There lies the tragedy in the lives of Resolutionites: as quickly as they appear, nearly all of them soon die off.

Resolutionite Kim Van Moorsel, who has revently vowed to “keep in shape and stop sleeping too much,” is concerned that her ambition might wear off. “I don’t know if I’ll survive,” the fashion design student says.

RAC personal trainer Nino Robles says that Van Moorsel’s plight is all too common among Resolutionites. “Toward the end of January and into February, they get bored or tired of their routines, and things die down in here.”

Exactly where the Resolutionites go is not fully known. It is believed that some go into hibernation until the beginning of the next year, at which time they return to the gyms, even larger and more dedicated than before. Some are never seen or heard from again.

Yet there is hope. The RAC staff are acutely aware of the February extinction phenomenon, and are going to admirable lengths to bring an end to it. “we try to stop it with our retention program,” says Robles. “We try to get them to stay for an entire year, and longer.”

The RAC’s retention program — the centre’s most proactive Resolutionite conservation effort to date — is now getting underway.
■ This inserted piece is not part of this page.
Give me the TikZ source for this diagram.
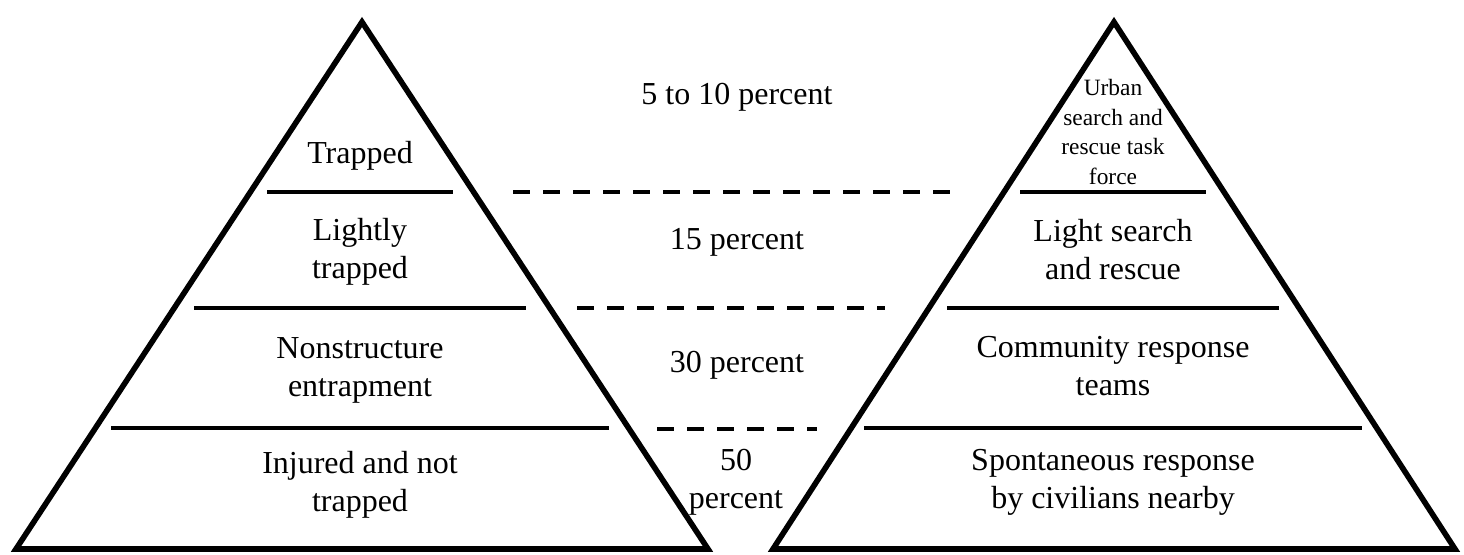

New members, for example, will be encouraged to play “Mind and Body Trivial Pursuit” — a day-by-day version of the popular board game — each time they visit the gym.

With the promise of prizes to the top players, Robles hopes the game, and other efforts like it, will help retain members, interest and keep them coming back.

Thanks largely to the admirable efforts of conservationists like Robles and Mouliakis at the RAC, some Resolutionites are managing to keep their promises, outlast their brethren, and thrive.

Until personal trainers and fitness experts worldwide begin to follow the example set by Robles and Mouliakis, however, this year’s group of Resolutionites — as well as those of new years to come — are likely to all but vanish from gyms everywhere come February. So get out to your local gym and see these darling animals while you still have the chance.